At the Chris Beetles Gallery in St James’s the annual Summer Show offers an expected wealth of quality exhibits, from the daringly informal plein-air studies of Hercules Brabazon Brabazon, and the romantic Ruskinian landscapes of Albert Goodwin, to the sparky fashion sketches of Muriel Pemberton. But the star of the show is Keith Grant (born 1930), a landscape painter of lyrical inventiveness whose work is insufficiently known and celebrated in this country.

This may be because he lives now in Norway, and has taken to depicting the visual splendours of the north, from aurora borealis to iceberg.
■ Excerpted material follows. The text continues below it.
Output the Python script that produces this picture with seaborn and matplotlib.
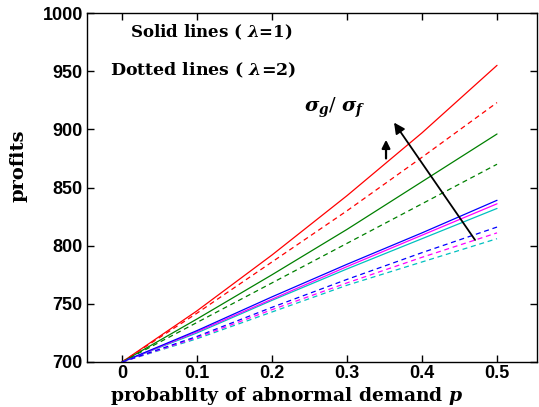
import numpy as np
import pandas as pd
import matplotlib
matplotlib.use('Agg')
import matplotlib.pyplot as plt
import seaborn as sns

# probability of abnormal demand
p = [0.0, 0.1, 0.2, 0.3, 0.4, 0.5]

# profits, solid lines (lambda = 1)
red_solid = [700, 744, 792, 843, 897, 955]
green_solid = [700, 737, 775, 814, 855, 896]
blue_solid = [700, 727, 756, 784, 811, 839]
magenta_solid = [700, 726, 754, 782, 809, 836]
cyan_solid = [700, 725, 753, 780, 806, 832]

# profits, dotted lines (lambda = 2)
red_dash = [700, 742, 786, 830, 876, 923]
green_dash = [700, 734, 768, 802, 836, 870]
blue_dash = [700, 722, 747, 771, 794, 816]
magenta_dash = [700, 721, 745, 768, 790, 811]
cyan_dash = [700, 720, 743, 766, 786, 806]

colors = {'r': '#ff0000', 'g': '#008000', 'b': '#0000ff', 'm': '#ff00ff', 'c': '#00c0c0'}

rows = []
for name, vals, ls in [('r', red_solid, '1'), ('g', green_solid, '1'), ('c', cyan_solid, '1'),
                       ('m', magenta_solid, '1'), ('b', blue_solid, '1'),
                       ('r', red_dash, '2'), ('g', green_dash, '2'), ('c', cyan_dash, '2'),
                       ('m', magenta_dash, '2'), ('b', blue_dash, '2')]:
    for x, y in zip(p, vals):
        rows.append({'p': x, 'profit': y, 'col': name, 'lam': ls, 'key': name + ls})
df = pd.DataFrame(rows)

sns.set_style('ticks')
plt.rcParams['font.family'] = ['DejaVu Serif']
plt.rcParams['text.color'] = 'black'
plt.rcParams['axes.edgecolor'] = 'black'
plt.rcParams['xtick.color'] = 'black'
plt.rcParams['ytick.color'] = 'black'
plt.rcParams['mathtext.fontset'] = 'custom'
plt.rcParams['mathtext.it'] = 'DejaVu Serif:italic:bold'
plt.rcParams['mathtext.rm'] = 'DejaVu Serif:bold'
plt.rcParams['mathtext.bf'] = 'DejaVu Serif:bold'

fig = plt.figure(figsize=(5.39, 4.07), dpi=100)
ax = fig.add_axes([87 / 539, 45 / 407, 450 / 539, 349 / 407])

for key, sub in df.groupby('key', sort=False):
    c = colors[sub['col'].iloc[0]]
    dashed = sub['lam'].iloc[0] == '2'
    sns.lineplot(data=sub, x='p', y='profit', ax=ax, color=c, lw=0.9,
                 linestyle=(0, (4, 3)) if dashed else '-', legend=False)

ax.set_xlim(-0.0467, 0.5533)
ax.set_ylim(700, 1000)
ax.set_xticks([0, 0.1, 0.2, 0.3, 0.4, 0.5])
ax.set_xticklabels(['0', '0.1', '0.2', '0.3', '0.4', '0.5'])
ax.set_yticks([700, 750, 800, 850, 900, 950, 1000])
ax.tick_params(direction='in', top=True, right=True, length=5, width=1, pad=3)
ax.tick_params(axis='x', pad=2)
for lab in ax.get_xticklabels() + ax.get_yticklabels():
    lab.set_fontfamily('Liberation Sans')
    lab.set_fontweight('bold')
    lab.set_fontsize(13)
    lab.set_color('black')
for s in ax.spines.values():
    s.set_linewidth(1.0)
    s.set_visible(True)
ax.set_xlabel('')
ax.set_ylabel('')

fig.text(287 / 539, 1 - 396 / 407, r'probablity of abnormal demand $p$', ha='center', va='center',
         fontsize=13.5, fontweight='bold')
fig.text(18 / 539, 1 - 166 / 407, 'profits', rotation=90, ha='center', va='center',
         fontsize=14, fontweight='bold')

ax.text(0.011, 983, r'Solid lines ( $\lambda$=1)', fontsize=12, fontweight='bold', va='center')
ax.text(-0.016, 951, r'Dotted lines ( $\lambda$=2)', fontsize=12.5, fontweight='bold', va='center')
ax.text(0.284, 918, r'$\sigma_g$/ $\sigma_f$', fontsize=14, va='center', ha='center')

ax.annotate('', xy=(0.3627, 905.8), xytext=(0.4707, 804.9),
            arrowprops=dict(arrowstyle='-|>', color='k', lw=1.3, mutation_scale=16, shrinkA=0, shrinkB=0))
ax.annotate('', xy=(0.352, 891), xytext=(0.352, 875),
            arrowprops=dict(arrowstyle='-|>', color='k', lw=1.6, mutation_scale=12, shrinkA=0, shrinkB=0))

fig.savefig('out.png', dpi=100)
But recently he has begun to make intense, visionary paintings of the turning seasons, which have a more universal application, and which look to be among the finest works of his career. For a painter in his 80s to be renewing his art to such a dramatic extent is remarkable. Employing a post-cubist fracturing that brings a compelling dynamic flow to his compositions, Grant interprets the northern forest through recognisable features (seeds, leaves, feathers, flowers, birds), enrolling this raw material in a crisply decorative abstracted frieze, full of light and movement. There is joyous music in his angular crystalline structures: Keith Grant’s new work crackles with vitality and the passion of looking.